**Problem to work on:**
Find every line containing the word "this" in the records below; report only how many there are.
╭──
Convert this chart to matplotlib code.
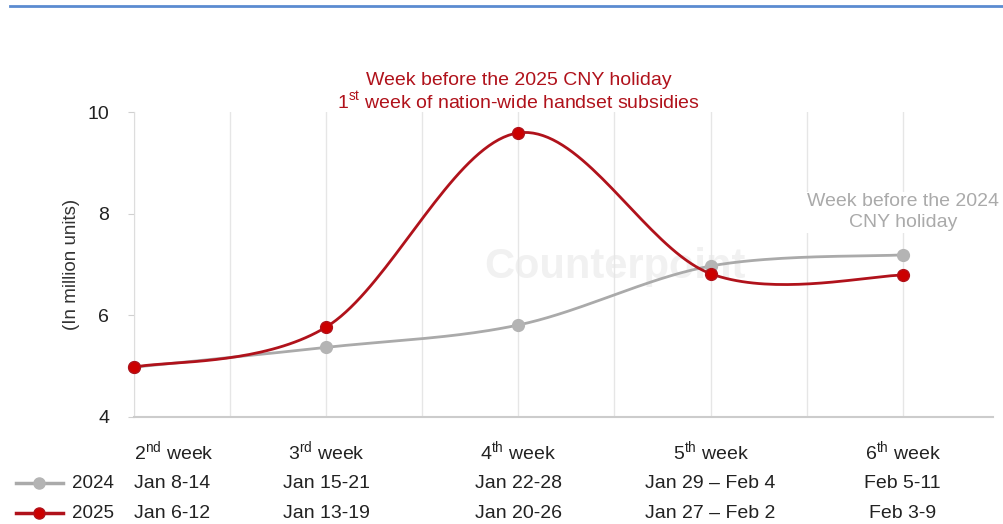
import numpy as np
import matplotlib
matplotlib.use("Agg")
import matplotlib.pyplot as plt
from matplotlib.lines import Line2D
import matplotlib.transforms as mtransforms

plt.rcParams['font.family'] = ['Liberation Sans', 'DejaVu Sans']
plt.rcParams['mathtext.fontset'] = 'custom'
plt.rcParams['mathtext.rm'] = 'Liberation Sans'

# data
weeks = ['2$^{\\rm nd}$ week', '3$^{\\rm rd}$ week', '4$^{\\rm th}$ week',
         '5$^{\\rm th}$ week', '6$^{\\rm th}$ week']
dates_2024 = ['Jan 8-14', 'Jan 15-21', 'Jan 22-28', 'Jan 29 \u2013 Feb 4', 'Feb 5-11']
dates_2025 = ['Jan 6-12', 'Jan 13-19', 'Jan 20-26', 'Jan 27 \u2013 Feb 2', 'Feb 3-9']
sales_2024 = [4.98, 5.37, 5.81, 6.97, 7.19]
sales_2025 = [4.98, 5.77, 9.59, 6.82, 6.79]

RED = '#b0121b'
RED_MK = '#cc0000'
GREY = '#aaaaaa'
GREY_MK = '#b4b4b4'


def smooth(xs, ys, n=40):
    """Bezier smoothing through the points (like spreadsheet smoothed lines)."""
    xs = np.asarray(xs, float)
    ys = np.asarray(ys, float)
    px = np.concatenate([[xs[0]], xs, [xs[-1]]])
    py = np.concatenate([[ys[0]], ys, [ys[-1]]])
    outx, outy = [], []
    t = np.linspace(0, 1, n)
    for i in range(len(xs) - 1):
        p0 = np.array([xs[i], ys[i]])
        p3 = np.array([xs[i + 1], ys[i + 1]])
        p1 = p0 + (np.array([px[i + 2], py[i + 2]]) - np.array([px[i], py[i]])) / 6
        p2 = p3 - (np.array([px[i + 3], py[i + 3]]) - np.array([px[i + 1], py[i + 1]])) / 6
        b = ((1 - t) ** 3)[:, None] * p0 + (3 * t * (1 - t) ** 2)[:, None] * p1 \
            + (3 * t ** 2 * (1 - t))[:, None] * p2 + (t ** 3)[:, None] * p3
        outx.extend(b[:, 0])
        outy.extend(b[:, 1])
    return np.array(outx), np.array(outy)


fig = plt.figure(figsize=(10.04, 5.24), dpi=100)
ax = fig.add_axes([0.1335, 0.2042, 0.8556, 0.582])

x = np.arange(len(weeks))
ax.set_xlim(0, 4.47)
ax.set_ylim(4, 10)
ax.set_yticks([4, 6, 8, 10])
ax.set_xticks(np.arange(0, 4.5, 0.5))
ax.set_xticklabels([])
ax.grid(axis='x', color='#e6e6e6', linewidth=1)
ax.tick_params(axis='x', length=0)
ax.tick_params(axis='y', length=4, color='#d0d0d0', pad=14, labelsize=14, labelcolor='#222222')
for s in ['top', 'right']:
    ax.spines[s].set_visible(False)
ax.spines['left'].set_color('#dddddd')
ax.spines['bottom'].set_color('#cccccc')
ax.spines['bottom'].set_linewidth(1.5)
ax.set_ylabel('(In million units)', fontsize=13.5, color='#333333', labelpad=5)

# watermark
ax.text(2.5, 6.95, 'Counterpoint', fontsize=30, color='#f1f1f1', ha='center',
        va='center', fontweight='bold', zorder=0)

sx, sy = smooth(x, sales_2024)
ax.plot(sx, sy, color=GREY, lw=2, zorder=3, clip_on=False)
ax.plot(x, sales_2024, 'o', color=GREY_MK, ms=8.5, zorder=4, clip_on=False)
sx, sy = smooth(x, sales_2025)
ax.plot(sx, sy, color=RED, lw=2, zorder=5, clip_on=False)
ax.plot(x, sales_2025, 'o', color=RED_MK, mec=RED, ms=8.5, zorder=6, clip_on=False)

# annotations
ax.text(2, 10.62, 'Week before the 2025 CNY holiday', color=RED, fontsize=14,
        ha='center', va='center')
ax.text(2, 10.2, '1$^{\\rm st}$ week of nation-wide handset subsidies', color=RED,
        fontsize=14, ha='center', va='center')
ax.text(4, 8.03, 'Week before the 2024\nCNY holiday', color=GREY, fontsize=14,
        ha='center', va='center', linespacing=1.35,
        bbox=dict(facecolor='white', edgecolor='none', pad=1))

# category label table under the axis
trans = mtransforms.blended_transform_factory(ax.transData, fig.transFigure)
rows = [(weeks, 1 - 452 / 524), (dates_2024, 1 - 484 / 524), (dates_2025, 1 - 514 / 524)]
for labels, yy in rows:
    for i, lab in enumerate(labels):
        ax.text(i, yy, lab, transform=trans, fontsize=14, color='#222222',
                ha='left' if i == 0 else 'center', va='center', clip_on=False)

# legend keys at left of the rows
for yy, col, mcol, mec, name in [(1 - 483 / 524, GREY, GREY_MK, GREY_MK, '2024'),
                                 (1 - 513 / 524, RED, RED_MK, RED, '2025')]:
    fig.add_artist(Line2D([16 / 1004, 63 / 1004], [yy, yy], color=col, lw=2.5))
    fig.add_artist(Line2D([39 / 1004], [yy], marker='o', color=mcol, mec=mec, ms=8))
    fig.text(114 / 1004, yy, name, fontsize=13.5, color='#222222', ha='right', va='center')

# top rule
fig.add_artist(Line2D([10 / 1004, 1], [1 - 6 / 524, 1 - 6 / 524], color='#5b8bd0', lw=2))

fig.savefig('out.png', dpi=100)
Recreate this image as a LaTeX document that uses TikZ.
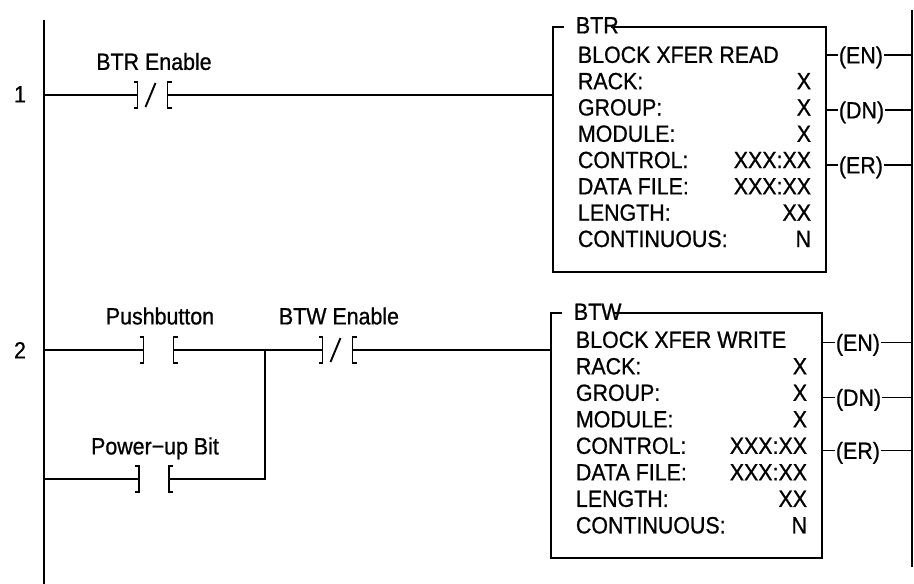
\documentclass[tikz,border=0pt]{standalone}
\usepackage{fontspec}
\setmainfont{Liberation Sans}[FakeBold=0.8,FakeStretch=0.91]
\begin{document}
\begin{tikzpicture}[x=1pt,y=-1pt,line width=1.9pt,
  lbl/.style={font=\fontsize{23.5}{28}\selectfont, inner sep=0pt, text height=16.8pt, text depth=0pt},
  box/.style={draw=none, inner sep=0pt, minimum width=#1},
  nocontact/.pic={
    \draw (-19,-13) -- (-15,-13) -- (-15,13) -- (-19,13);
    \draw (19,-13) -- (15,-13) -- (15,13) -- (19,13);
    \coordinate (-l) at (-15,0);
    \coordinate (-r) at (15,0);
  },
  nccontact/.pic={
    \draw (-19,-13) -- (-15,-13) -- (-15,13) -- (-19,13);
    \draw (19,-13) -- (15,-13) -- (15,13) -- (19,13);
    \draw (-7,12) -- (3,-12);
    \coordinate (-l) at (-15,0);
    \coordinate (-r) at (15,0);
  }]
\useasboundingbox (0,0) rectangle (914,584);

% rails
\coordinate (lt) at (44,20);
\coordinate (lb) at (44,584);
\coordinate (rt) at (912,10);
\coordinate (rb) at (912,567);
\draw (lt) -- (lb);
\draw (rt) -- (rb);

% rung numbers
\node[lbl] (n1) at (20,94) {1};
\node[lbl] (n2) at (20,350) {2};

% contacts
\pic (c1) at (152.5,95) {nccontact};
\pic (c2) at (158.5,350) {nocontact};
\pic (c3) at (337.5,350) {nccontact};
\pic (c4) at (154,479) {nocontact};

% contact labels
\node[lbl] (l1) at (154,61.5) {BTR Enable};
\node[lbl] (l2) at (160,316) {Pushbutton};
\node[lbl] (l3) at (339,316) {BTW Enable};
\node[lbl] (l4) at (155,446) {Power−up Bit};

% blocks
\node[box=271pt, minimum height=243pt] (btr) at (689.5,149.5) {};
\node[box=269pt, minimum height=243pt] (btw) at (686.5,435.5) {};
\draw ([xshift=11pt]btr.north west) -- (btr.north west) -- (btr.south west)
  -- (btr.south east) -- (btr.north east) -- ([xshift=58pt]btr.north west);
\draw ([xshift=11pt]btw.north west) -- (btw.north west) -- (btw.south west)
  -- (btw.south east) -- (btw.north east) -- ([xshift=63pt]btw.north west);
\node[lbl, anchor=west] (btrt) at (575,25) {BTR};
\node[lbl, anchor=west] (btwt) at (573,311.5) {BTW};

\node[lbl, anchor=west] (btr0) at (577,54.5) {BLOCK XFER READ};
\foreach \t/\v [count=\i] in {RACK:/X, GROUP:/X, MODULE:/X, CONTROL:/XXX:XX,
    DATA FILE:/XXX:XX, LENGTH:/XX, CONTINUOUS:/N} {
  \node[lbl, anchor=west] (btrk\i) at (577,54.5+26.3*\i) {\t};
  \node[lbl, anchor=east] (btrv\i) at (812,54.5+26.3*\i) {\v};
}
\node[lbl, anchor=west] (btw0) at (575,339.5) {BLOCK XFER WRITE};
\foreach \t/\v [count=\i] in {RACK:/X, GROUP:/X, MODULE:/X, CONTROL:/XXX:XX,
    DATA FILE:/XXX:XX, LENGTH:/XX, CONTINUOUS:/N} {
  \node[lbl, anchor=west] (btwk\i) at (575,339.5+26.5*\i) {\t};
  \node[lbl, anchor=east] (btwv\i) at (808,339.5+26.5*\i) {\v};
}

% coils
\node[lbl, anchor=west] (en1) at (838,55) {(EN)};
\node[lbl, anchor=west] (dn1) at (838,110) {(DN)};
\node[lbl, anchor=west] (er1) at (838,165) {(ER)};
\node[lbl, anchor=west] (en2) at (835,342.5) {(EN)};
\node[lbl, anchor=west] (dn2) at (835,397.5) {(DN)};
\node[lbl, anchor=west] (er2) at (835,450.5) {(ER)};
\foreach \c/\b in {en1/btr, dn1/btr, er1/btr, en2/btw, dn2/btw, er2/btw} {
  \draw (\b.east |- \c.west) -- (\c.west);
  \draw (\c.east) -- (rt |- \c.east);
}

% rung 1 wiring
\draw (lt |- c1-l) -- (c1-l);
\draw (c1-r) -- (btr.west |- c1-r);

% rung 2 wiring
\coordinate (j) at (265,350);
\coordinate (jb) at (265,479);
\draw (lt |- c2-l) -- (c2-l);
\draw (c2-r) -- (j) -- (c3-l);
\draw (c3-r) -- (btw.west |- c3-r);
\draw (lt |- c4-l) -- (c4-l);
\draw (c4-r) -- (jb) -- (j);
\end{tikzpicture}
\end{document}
╰──
**Output:**
2